#### What needs to be done
Set down, word for word, only the lines from the start of the records through the line bearing "from matplotlib.colors import"; include no pictures.

#### Data rows

-- Begin --

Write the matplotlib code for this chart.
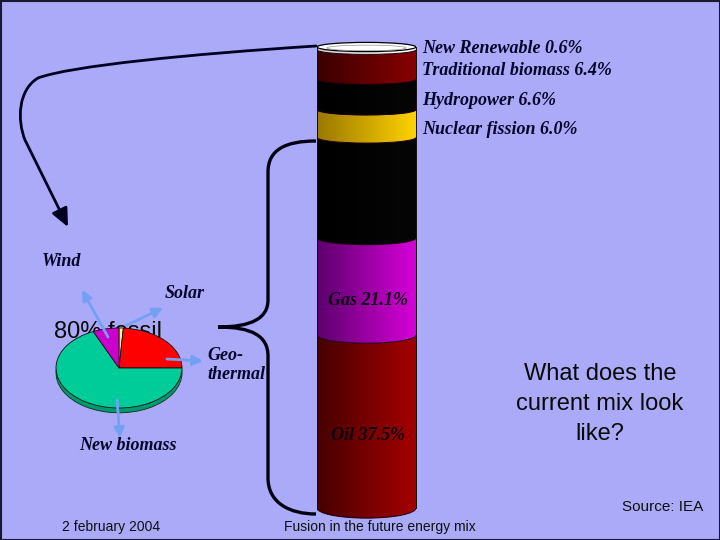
import numpy as np
import matplotlib
matplotlib.use("Agg")
import matplotlib.pyplot as plt
from matplotlib.patches import Ellipse, Arc, FancyArrowPatch, PathPatch, Rectangle
from matplotlib.path import Path
from matplotlib.colors import LinearSegmentedColormap

# ---------------- data ----------------
sources = ["Oil", "Gas", "Coal", "Nuclear fission", "Hydropower",
           "Traditional biomass", "New Renewable"]
shares = [37.5, 21.1, 21.8, 6.0, 6.6, 6.4, 0.6]
inside_labelled = ["Oil", "Gas"]
outside_labelled = ["New Renewable", "Traditional biomass", "Hydropower", "Nuclear fission"]

renew_names = ["Solar", "Geothermal", "New biomass", "Wind"]
renew_shares = [1.1, 23.9, 68.3, 6.7]
pie_title = "80% fossil"
question = ["What does the", "current mix look", "like?"]
footer_left = "2 february 2004"
footer_mid = "Fusion in the future energy mix"
source_txt = "Source: IEA"

# ---------------- style ----------------
BG = "#aaaaf8"
seg_cols = {
    "Oil": ("#460000", "#a40000"),
    "Gas": ("#5c006c", "#d600d8"),
    "Coal": ("#000000", "#050505"),
    "Nuclear fission": ("#9a7800", "#ffd200"),
    "Hydropower": ("#000000", "#050505"),
    "Traditional biomass": ("#3a0000", "#880000"),
    "New Renewable": ("#cfcfcf", "#ffffff"),
}
pie_cols = {"Solar": "#ffff66", "Geothermal": "#ff0000",
            "New biomass": "#00cc99", "Wind": "#cc00cc"}
pie_shadow = {"Solar": "#b0b040", "Geothermal": "#a00000",
              "New biomass": "#009a72", "Wind": "#880088"}
SERIF = dict(family="Liberation Serif", weight="bold", style="italic")
SANS = "Liberation Sans"
LBL = "#06062a"

W, H = 720, 540
fig = plt.figure(figsize=(7.2, 5.4), dpi=100, facecolor=BG)

# background overlay (pixel coordinates)
bg = fig.add_axes([0, 0, 1, 1], zorder=0)
bg.set_xlim(0, W); bg.set_ylim(H, 0); bg.axis("off")
bg.patch.set_alpha(0)

# ---------------- cylinder ----------------
axc = fig.add_axes([317 / W, 1 - 525 / H, 99 / W, 485 / H], zorder=1)
axc.axis("off")
axc.patch.set_alpha(0)
grad = np.linspace(0, 1, 256).reshape(1, -1)

def ry_at(v):
    return 1.0 + 1.2 * (1 - v / 100.0)

cum = np.concatenate([[0.0], np.cumsum(shares)])
for i, (name, val) in enumerate(zip(sources, shares)):
    lo, hi = cum[i], cum[i + 1]
    z = 2 + 2 * i
    c0, c1 = seg_cols[name]
    cmap = LinearSegmentedColormap.from_list(name, [c0, c1])
    rect = axc.bar(0.5, val, bottom=lo, width=1.0, color=c1,
                   edgecolor="none", zorder=z)[0]
    ry = ry_at(lo)
    ell = Ellipse((0.5, lo), 1.0, 2 * ry, facecolor=c1, edgecolor="none", zorder=z)
    axc.add_patch(ell)
    for clip in (rect, ell):
        im = axc.imshow(grad, cmap=cmap, extent=[0, 1, lo - ry - 0.5, hi + 0.5],
                        aspect="auto", zorder=z + 0.5, interpolation="bilinear")
        im.set_clip_path(clip)
    axc.add_patch(Arc((0.5, lo), 1.0, 2 * ry, theta1=180, theta2=360,
                      color="#1a0010", lw=0.7, zorder=z + 1))

# top face
top = cum[-1]
axc.add_patch(Ellipse((0.5, top), 1.0, 2 * ry_at(top), facecolor="white",
                      edgecolor="black", lw=0.9, zorder=40))
axc.add_patch(Ellipse((0.5, top - 0.2), 0.8, 1.2 * ry_at(top), facecolor="none",
                      edgecolor="#909090", lw=0.5, zorder=41))
for xs in (0.0, 1.0):
    axc.plot([xs, xs], [0, top], color="#101010", lw=0.7, zorder=39, clip_on=False)

axc.set_xlim(0, 1)
axc.set_ylim(-3.69, 101.52)

# labels
for name in inside_labelled:
    i = sources.index(name)
    mid = (cum[i] + cum[i + 1]) / 2 - 3.0
    axc.text(0.52, mid, f"{name} {shares[i]}%", ha="center", va="center",
             fontsize=13, color="#0a000e", zorder=50, **SERIF)
for name in outside_labelled:
    i = sources.index(name)
    mid = (cum[i] + cum[i + 1]) / 2
    if name != "New Renewable":
        mid -= 1.3
    axc.text(1.06, mid, f"{name} {shares[i]}%", ha="left", va="center",
             fontsize=13, color=LBL, zorder=50, clip_on=False, **SERIF)

# ---------------- pie ----------------
bg.text(54, 338, pie_title, fontsize=17, family=SANS, color="#0a0a0a",
        ha="left", va="baseline")
axp = fig.add_axes([56 / W, 1 - 414 / H, 126 / W, 86 / H], zorder=2)
axp.pie(renew_shares, colors=[pie_shadow[n] for n in renew_names], startangle=90,
        counterclock=False, radius=1.0, center=(0, -0.12),
        wedgeprops=dict(edgecolor="#0a300a", linewidth=0.6))
axp.pie(renew_shares, colors=[pie_cols[n] for n in renew_names], startangle=90,
        counterclock=False, radius=1.0, center=(0, 0),
        wedgeprops=dict(edgecolor="#101010", linewidth=0.6))
axp.set_aspect("auto")
axp.set_xlim(-1.0, 1.0)
axp.set_ylim(-1.15, 1.0)
axp.axis("off")

# ---------------- top overlay ----------------
ov = fig.add_axes([0, 0, 1, 1], zorder=5)
ov.set_xlim(0, W); ov.set_ylim(H, 0); ov.axis("off")
ov.patch.set_alpha(0)

# long arrow from top of cylinder to "Wind"
verts = [(316, 46), (190, 54), (70, 66), (38, 78),
         (18, 90), (17, 120), (25, 140),
         (68, 227)]
codes = [Path.MOVETO, Path.CURVE4, Path.CURVE4, Path.CURVE4,
         Path.CURVE4, Path.CURVE4, Path.CURVE4, Path.LINETO]
ov.add_patch(FancyArrowPatch(path=Path(verts, codes),
                             arrowstyle="-|>,head_length=0.55,head_width=0.25",
                             mutation_scale=20, color="#000020", lw=2.0))

# brace
bverts = [(316, 141), (285, 141), (268, 150), (268, 172),
          (268, 300),
          (268, 318), (252, 327), (218, 327),
          (252, 327), (268, 336), (268, 356),
          (268, 478),
          (268, 503), (290, 514), (316, 514)]
bcodes = [Path.MOVETO, Path.CURVE4, Path.CURVE4, Path.CURVE4,
          Path.LINETO,
          Path.CURVE4, Path.CURVE4, Path.CURVE4,
          Path.CURVE4, Path.CURVE4, Path.CURVE4,
          Path.LINETO,
          Path.CURVE4, Path.CURVE4, Path.CURVE4]
ov.add_patch(PathPatch(Path(bverts, bcodes), facecolor="none",
                       edgecolor="#000010", lw=2.4, zorder=3))

# renewables labels and light-blue arrows
lab_pos = {"Wind": (42, 262, "left"), "Solar": (165, 293, "left"),
           "Geothermal": (207, 365, "left"), "New biomass": (128, 445, "center")}
lab_text = {"Wind": "Wind", "Solar": "Solar", "Geothermal": "Geo-\nthermal",
            "New biomass": "New biomass"}
arrows = {"Wind": ((108, 337), (82, 290)), "Solar": ((127, 325), (163, 308)),
          "Geothermal": ((167, 359), (203, 361)),
          "New biomass": ((117, 400), (120, 438))}
for n in renew_names:
    x, y, ha = lab_pos[n]
    ov.text(x, y, lab_text[n], ha=ha, va="center", fontsize=13, color=LBL,
            linespacing=1.1, **SERIF)
    (x0, y0), (x1, y1) = arrows[n]
    ov.annotate("", xy=(x1, y1), xytext=(x0, y0),
                arrowprops=dict(arrowstyle="-|>,head_length=0.5,head_width=0.25",
                                color="#74a0f4", lw=2.0, mutation_scale=12,
                                shrinkA=0, shrinkB=0))

# question text
for k, line in enumerate(question):
    ov.text(600, 374 + 30 * k, line, ha="center", va="center", fontsize=17,
            family=SANS, color="#0a0a0a")

# footer
ov.text(703, 507, source_txt, ha="right", va="center", fontsize=11,
        family=SANS, color="#101010")
ov.text(62, 527, footer_left, ha="left", va="center", fontsize=10,
        family=SANS, color="#101010")
ov.text(380, 527, footer_mid, ha="center", va="center", fontsize=10,
        family=SANS, color="#101010")

# frame
ov.add_patch(Rectangle((0.5, 0.5), W - 1, H - 1, facecolor="none",
                       edgecolor="#181830", lw=1.5, clip_on=False))

fig.savefig("out.png", dpi=100, facecolor=BG)
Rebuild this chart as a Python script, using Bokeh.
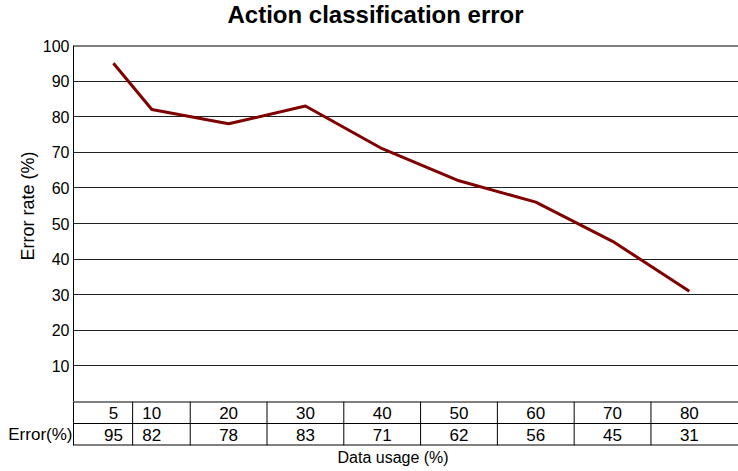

-- End --

#### Task result
Write the matplotlib code for this chart.
import numpy as np
import matplotlib
matplotlib.use("Agg")
import matplotlib.pyplot as plt
from matplotlib.patches import Ellipse, Arc, FancyArrowPatch, PathPatch, Rectangle
from matplotlib.path import Path
from matplotlib.colors import LinearSegmentedColormap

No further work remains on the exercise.